Temptation: Yale prof Richard Prum on “The Evolution of Beauty" at AADL


Richard Prum

For the birds: Richard Prum's new book documents his avian studies on mate choices in the animal world.

Yale ornithology professor Richard Prum did his graduate work at U-M in the 1980s, but the two places where he spent much of his leisure time no longer exist.

“The Del Rio was a great place,” Prum said of the beloved bar that stood at Ashley and Washington for more than 30 years. "And I went to Borders, back when it was the only one in the whole world. It was such a great bookstore. I remember going to Borders and deliberately leaving my wallet in my office. Not that I ever had much money in it, anyway, but I didn’t want to be tempted.”

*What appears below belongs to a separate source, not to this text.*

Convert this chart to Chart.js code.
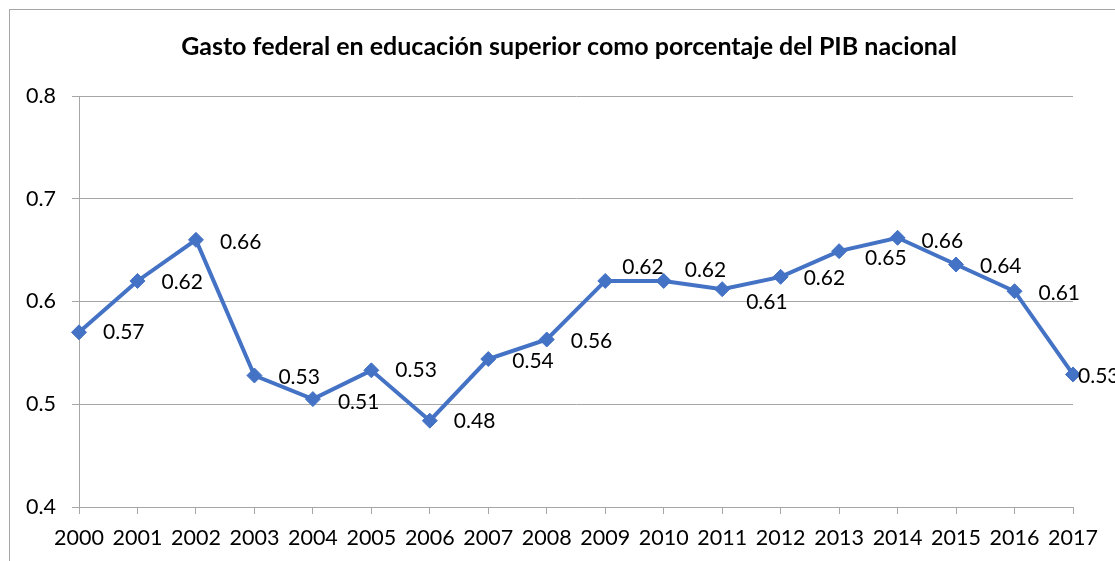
<!DOCTYPE html>
<html>
<head>
<meta charset="utf-8">
<script src="https://cdn.jsdelivr.net/npm/chart.js@4.4.0/dist/chart.umd.min.js"></script>
<style>
  html, body { margin: 0; padding: 0; background: #fff; overflow: hidden; }
  #frame { position: absolute; left: 9px; top: 9px; width: 1200px; height: 620px; border: 1px solid #a6a6a6; }
  #wrap { position: absolute; left: 0; top: 0; width: 1140px; height: 561px; }
</style>
</head>
<body>
<div id="frame"></div>
<div id="wrap"><canvas id="chartGasto" width="1140" height="561"></canvas></div>
<script>
var years = ["2000", "2001", "2002", "2003", "2004", "2005", "2006", "2007", "2008",
             "2009", "2010", "2011", "2012", "2013", "2014", "2015", "2016", "2017"];
var gasto = [0.570, 0.620, 0.660, 0.528, 0.505, 0.533, 0.484, 0.544, 0.563,
             0.620, 0.620, 0.612, 0.624, 0.649, 0.662, 0.636, 0.610, 0.529];
var yTicks = [0.4, 0.5, 0.6, 0.7, 0.8];
var titulo = "Gasto federal en educación superior como porcentaje del PIB nacional";

// label nudges (px) to mimic where the original placed each value
var labelDx = [24, 24, 24, 24, 25, 24, 24, 24, 24, 17, 21, 24, 23, 26, 24, 24, 24, 5];
var labelDy = [0, 1, 2, 2, 3, 0, 1, 2, 2, -14, -11, 13, 1, 7, 3, 2, 2, 2];

var azul = "#4472C4";
var gris = "#a6a6a6";
var fuente = "Lato, 'Open Sans', sans-serif";

// title centred on the whole frame, not on the padded layout box
var tituloPlugin = {
    id: "tituloPlugin",
    beforeDraw: function (chart) {
        var ctx = chart.ctx;
        ctx.save();
        ctx.font = "bold 25px " + fuente;
        ctx.fillStyle = "#000";
        ctx.textAlign = "center";
        ctx.textBaseline = "middle";
        ctx.fillText(titulo, 569, 47);
        ctx.restore();
    }
};

var valueLabels = {
    id: "valueLabels",
    afterDatasetsDraw: function (chart) {
        var ctx = chart.ctx;
        var meta = chart.getDatasetMeta(0);
        ctx.save();
        ctx.font = "21px " + fuente;
        ctx.fillStyle = "#000";
        ctx.textAlign = "left";
        ctx.textBaseline = "middle";
        meta.data.forEach(function (pt, i) {
            ctx.fillText(gasto[i].toFixed(2), pt.x + labelDx[i], pt.y + labelDy[i]);
        });
        ctx.restore();
    }
};

var ctx = document.getElementById("chartGasto").getContext("2d");

var myChart = new Chart(ctx, {
    type: "line",
    data: {
        labels: years,
        datasets: [{
            label: "Gasto",
            data: gasto,
            borderColor: azul,
            backgroundColor: azul,
            borderWidth: 4,
            pointStyle: "rectRot",
            pointRadius: 7.5,
            pointBorderWidth: 1,
            pointBackgroundColor: azul,
            pointBorderColor: azul,
            tension: 0,
        }],
    },
    options: {
        responsive: false,
        animation: false,
        devicePixelRatio: 1,
        layout: {
            padding: { left: 0, right: 67, top: 96, bottom: 0 },
        },
        plugins: {
            legend: { display: false },
            tooltip: { enabled: false },
            title: { display: false },
        },
        scales: {
            x: {
                offset: false,
                grid: {
                    drawOnChartArea: false,
                    drawTicks: true,
                    tickLength: 7,
                    color: gris,
                },
                border: { color: gris, width: 1 },
                ticks: {
                    color: "#000",
                    font: { family: fuente, size: 21.5 },
                    padding: 11,
                    maxRotation: 0,
                    autoSkip: false,
                },
                afterFit: function (scale) { scale.height = 54; },
            },
            y: {
                min: 0.4,
                max: 0.8,
                afterBuildTicks: function (scale) {
                    scale.ticks = yTicks.map(function (v) { return { value: v }; });
                },
                grid: {
                    color: gris,
                    tickLength: 7,
                },
                border: { color: gris, width: 1 },
                ticks: {
                    color: "#000",
                    font: { family: fuente, size: 21.5 },
                    padding: 16,
                    callback: function (v) { return String(Math.round(v * 10) / 10); },
                },
                afterFit: function (scale) { scale.width = 79; },
            },
        },
    },
    plugins: [tituloPlugin, valueLabels],
});
</script>
</body>
</html>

Temptation, as it happens, plays no small role in the former MacArthur “genius” fellow’s new book, The Evolution of Beauty: How Darwin’s Forgotten Theory of Mate Choice Shapes the Animal World -- and Us, which he will discuss at the Ann Arbor District Library Downtown Branch on Thursday, May 18, at 7 pm. The book argues that mate choice in the natural world is often driven by a subjective desire for beauty instead of more pragmatic considerations, thereby complicating the long-held notion that natural selection explains every branch on the tree of life.

“Many of my colleagues are resistant to these ideas,” said Prum. “One guy said, ‘But that’s nihilism.’ So here I am, getting goosebumps from thinking about how beauty evolves in the wild, while he sees a theory so bleak that he can barely get up in the morning. … That’s when I decided, ‘Wow, I have to embrace aesthetic Darwinian language and focus on what makes this worldview a productive and interesting mode of expression.’”

Charles Darwin suggested these ideas himself, but he was shouted down by Victorian Age critics.

“There’s always been a strong current of cultural influence on how ideas are perceived,” said Prum. “And there were two main drivers of the backlash. One was misogynistic. The idea of female choice, and the freedom of that choice as a force in nature, was just unbelievably radical. … (English biologist) St. George Mivart was the first critic saying … that kind of freedom of choice is basically immoral, right out of the gate. … Another thing that came up immediately was prudery -- anxiety over the topic of sexual pleasure and desire. … That causes pleasure to become standardized as a scientific objective in itself. There’s often this sense that, we have to stand outside of this topic in order to be real scientists.”

Prum has closely studied and observed exotic birds all over the world for many years, so he draws a great deal of evidence for his book’s thesis from his own research; yet The Evolution of Beauty broadens its scope in the final chapters, extending Prum’s argument into the human realm to discuss Freud, the evolution of the female orgasm and more.

“On the science side, I’m hoping to create a broader cultural conversation about beauty that will, in some ways, destabilize the narrow academic band of how it’s discussed and studied,” said Prum. “Second, I want to possibly recruit new people into the field who will relate to the topic. Instead of feeling that nihilism I mentioned before, they’ll feel goosebumps, like me, and feel there’s a reason to do this work.”

One section of the book that has shocked some readers is the description of the violence inherent in duck mating (and the resistant biological traits that female ducks have developed in response). When asked if sexual violence is more common than a layperson may realize in the animal kingdom -- thereby making the idea of “sexual choice” more suspect -- Prum noted that multiple variables make that a tough question to answer (such as the fact that more than 50 percent of animals in the world are beetle varieties). But female bedbugs -- who don’t have a genital opening, so the male essentially stabs through the female’s exoskeleton to inject semen into her abdomen -- also experience “traumatic insemination,” as do other species.

Yet beauty’s role in the natural world’s organic design has been central, Prum argues, despite the fact that beauty itself does not necessarily indicate genetic health or any other kind of objective superiority over others.

“Wealth can give a person lots of advantages, and beauty can, too, but these things don’t make you objectively better than another person,” said Prum. “This concept has really invaded the culture, though, and I think that’s bad. That’s why I really hope that some of my readers will be teenage girls. In America today, and in much of the Western world, sexual development equates to suddenly having status as a sexual object, especially for girls, and what I want to emphasize is that that’s only a partial and impoverished view of what we’re about. We’re sexual subjects as well, with our own innate and personal and constantly developing and changing desires and needs. We all have a right to pursue that, right? That’s something that’s missing from the conversation when we talk with kids about sexuality.”

Jenn McKee is a former staff arts reporter for The Ann Arbor News, where she primarily covered theater and film events, and also wrote general features and occasional articles on books and music.

Richard Prum will be at Ann Arbor District Library Downtown Branch on Thursday, May 18, at 7 pm to discuss his new book, “The Evolution of Beauty: How Darwin’s Forgotten Theory of Mate Choice Shapes the Animal World -- and Us.”